Amorim’s 14-month stint is now the shortest reign of a permanent manager at United since David Moyes was sacked just eight months into his tenure in 2014. That he lasted longer than Moyes is only because the club, scarred by years of managerial churn, tried desperately to give him time. The patience was commendable; the results were not.
There’s something tragic about how this unfolded. Amorim is clearly intelligent, articulate, and at Sporting, proved himself a top-class tactician. But at United, he was a man trying to force a philosophy onto a situation that demanded flexibility. He was Diego Simeone trying to manage Barcelona, or Pep Guardiola attempting to coach Atletico Madrid. The mismatch doomed him from the start.
The question now, as Darren Fletcher takes interim charge and the club eyes a summer rebuild, is whether United have learned anything from this debacle. This is their sixth managerial change since Ferguson retired. Six permanent appointments. Six failures, each distinct but united by the same common denominator: Manchester United’s structural and cultural problems run far deeper than any one coach can fix.

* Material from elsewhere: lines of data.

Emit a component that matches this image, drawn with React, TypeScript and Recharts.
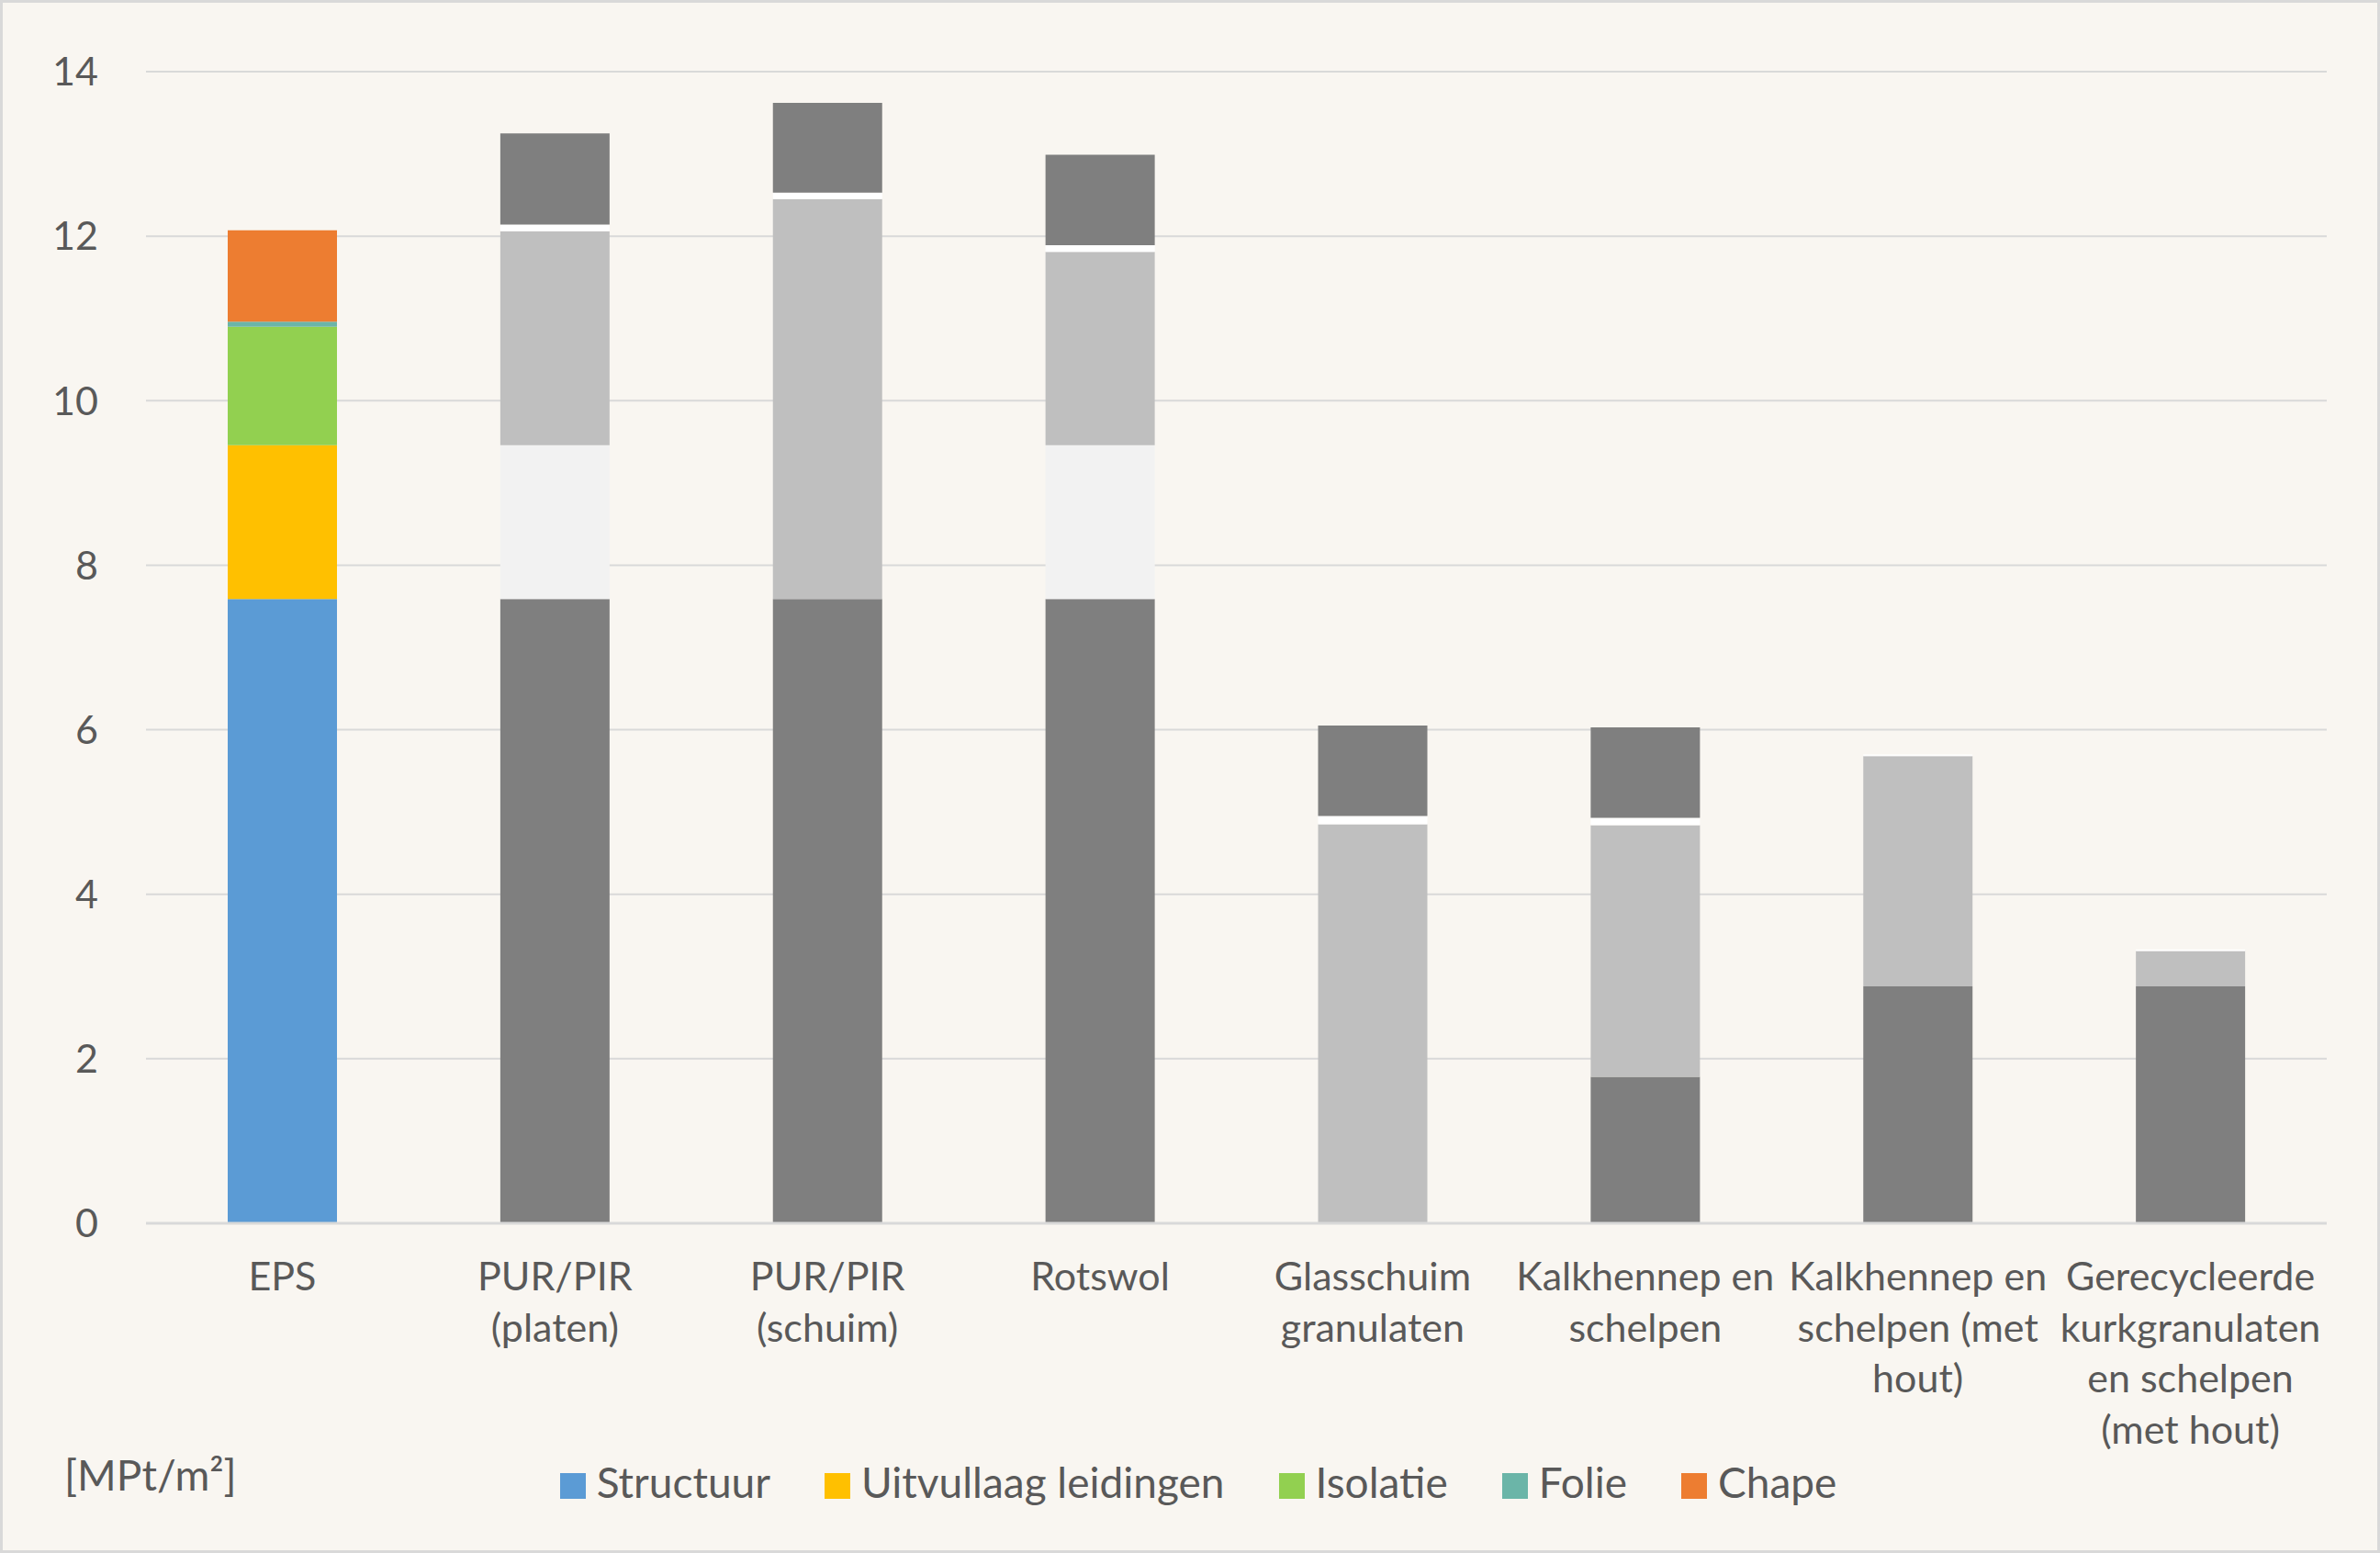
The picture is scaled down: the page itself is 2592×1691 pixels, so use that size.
import React from "react";
import {
  BarChart,
  Bar,
  Cell,
  XAxis,
  YAxis,
  CartesianGrid,
  Legend,
} from "recharts";

// --- Data (MPt/m²) ---
const categories = [
  "EPS",
  "PUR/PIR (platen)",
  "PUR/PIR (schuim)",
  "Rotswol",
  "Glasschuim granulaten",
  "Kalkhennep en schelpen",
  "Kalkhennep en schelpen (met hout)",
  "Gerecycleerde kurkgranulaten en schelpen (met hout)",
];

// how the category labels wrap under the axis
const tickLines = [
  ["EPS"],
  ["PUR/PIR", "(platen)"],
  ["PUR/PIR", "(schuim)"],
  ["Rotswol"],
  ["Glasschuim", "granulaten"],
  ["Kalkhennep en", "schelpen"],
  ["Kalkhennep en", "schelpen (met", "hout)"],
  ["Gerecycleerde", "kurkgranulaten", "en schelpen", "(met hout)"],
];

const structuur = [7.59, 7.59, 7.59, 7.59, 0, 1.78, 2.88, 2.88];
const uitvullaag = [1.87, 1.87, 0, 1.87, 0, 0, 0, 0];
const isolatie = [1.44, 2.6, 4.86, 2.35, 4.85, 3.06, 2.8, 0.43];
const folie = [0.06, 0.08, 0.08, 0.08, 0.1, 0.09, 0.02, 0.02];
const chape = [1.11, 1.11, 1.09, 1.1, 1.1, 1.1, 0, 0];

const yTicks = [0, 2, 4, 6, 8, 10, 12, 14];

const series = [
  { key: "structuur", name: "Structuur", color: "#5b9bd5", grey: "#7f7f7f" },
  { key: "uitvullaag", name: "Uitvullaag leidingen", color: "#ffc000", grey: "#f2f2f2" },
  { key: "isolatie", name: "Isolatie", color: "#92d050", grey: "#bfbfbf" },
  { key: "folie", name: "Folie", color: "#6bb5a8", grey: "#ffffff" },
  { key: "chape", name: "Chape", color: "#ed7d31", grey: "#7f7f7f" },
];

const data = categories.map((name, i) => ({
  name,
  structuur: structuur[i],
  uitvullaag: uitvullaag[i],
  isolatie: isolatie[i],
  folie: folie[i],
  chape: chape[i],
}));

const FONT = "Lato, 'Open Sans', sans-serif";
const TEXT = "#595959";

const CategoryTick = (props: any) => {
  const { x, y, payload } = props;
  const idx = categories.indexOf(payload.value);
  const lines = tickLines[idx] || [payload.value];
  return (
    <text
      x={x}
      y={y}
      textAnchor="middle"
      fill={TEXT}
      fontSize={43}
      fontFamily={FONT}
    >
      {lines.map((l, i) => (
        <tspan key={i} x={x} y={y + 73 + i * 55.7}>
          {l}
        </tspan>
      ))}
    </text>
  );
};

const LegendContent = () => (
  <div
    style={{
      display: "flex",
      justifyContent: "center",
      alignItems: "flex-start",
      fontFamily: FONT,
      fontSize: 46,
      lineHeight: "56px",
      color: TEXT,
      paddingLeft: 18,
    }}
  >
    {series.map((s, i) => (
      <div
        key={s.key}
        style={{
          display: "flex",
          alignItems: "flex-start",
          marginRight: i === series.length - 1 ? 0 : 59,
        }}
      >
        <span
          style={{
            width: 28,
            height: 28,
            marginTop: 18,
            marginRight: 12,
            background: s.color,
            display: "inline-block",
          }}
        />
        <span>{s.name}</span>
      </div>
    ))}
  </div>
);

export default function App() {
  return (
    <div
      style={{
        position: "fixed",
        left: 0,
        top: 0,
        width: 2592,
        height: 1691,
        background: "#f9f6f1",
        overflow: "hidden",
      }}
    >
      <BarChart
        width={2592}
        height={1691}
        data={data}
        margin={{ top: 78, right: 58, left: 0, bottom: 0 }}
      >
        <CartesianGrid vertical={false} stroke="#d9d9d9" strokeWidth={2} />
        <XAxis
          dataKey="name"
          height={359}
          interval={0}
          tickLine={false}
          tickSize={0}
          tickMargin={0}
          axisLine={{ stroke: "#d9d9d9", strokeWidth: 3 }}
          tick={<CategoryTick />}
        />
        <YAxis
          width={159}
          domain={[0, 14]}
          ticks={yTicks}
          axisLine={false}
          tickLine={false}
          tickSize={0}
          tickMargin={52}
          tick={{ fill: TEXT, fontSize: 43, fontFamily: FONT }}
        />
        <Legend
          layout="horizontal"
          verticalAlign="middle"
          align="center"
          content={<LegendContent />}
          wrapperStyle={{ top: 1586, left: 0, width: 2592, height: 56 }}
        />
        {series.map((s) => (
          <Bar
            key={s.key}
            dataKey={s.key}
            name={s.name}
            stackId="a"
            fill={s.color}
            barSize={119}
            isAnimationActive={false}
          >
            {data.map((d, i) => (
              <Cell key={d.name} fill={i === 0 ? s.color : s.grey} />
            ))}
          </Bar>
        ))}
      </BarChart>
      <div
        style={{
          position: "absolute",
          left: 70,
          top: 1578,
          height: 56,
          lineHeight: "56px",
          fontFamily: FONT,
          fontSize: 46,
          color: TEXT,
        }}
      >
        [MPt/m²]
      </div>
      <div
        style={{
          position: "absolute",
          inset: 0,
          border: "3px solid #d9d9d9",
          boxSizing: "border-box",
          pointerEvents: "none",
        }}
      />
    </div>
  );
}
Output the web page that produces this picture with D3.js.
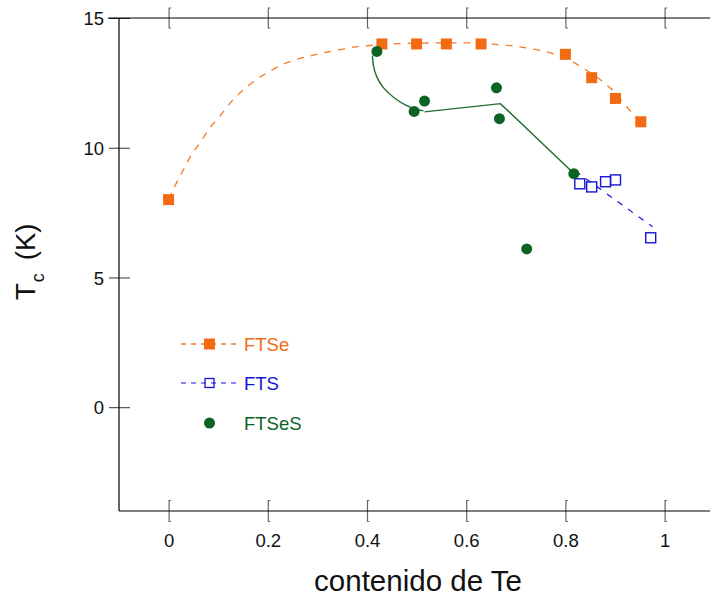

Amorim arrived promising a revolution. He delivered regression. Amorim spoke of building an identity but instead created confusion. He demanded respect but earned derision. And this morning, after one petulant press conference too many and one poor result too far, he became the latest casualty in the graveyard of post-Ferguson dreams.
The numbers don’t lie. The 38.1% win rate tells the story more eloquently than any words could. Ruben Amorim came to Manchester United as one of Europe’s brightest young managers. He leaves with his reputation in tatters and his team in sixth place, having presided over the worst campaign in living memory.
It didn’t have to be this way. But stubbornness, miscalculation, and a fundamental misreading of what the job required ensured that it was. Another name added to the post-Ferguson roll of dishonor; experiment failed; reset required.
As the saying goes, those who cannot learn from history are doomed to repeat it. Manchester United have now had fourteen months to learn from the Ruben Amorim experience. One hopes, for their sake, that they’ve been taking notes.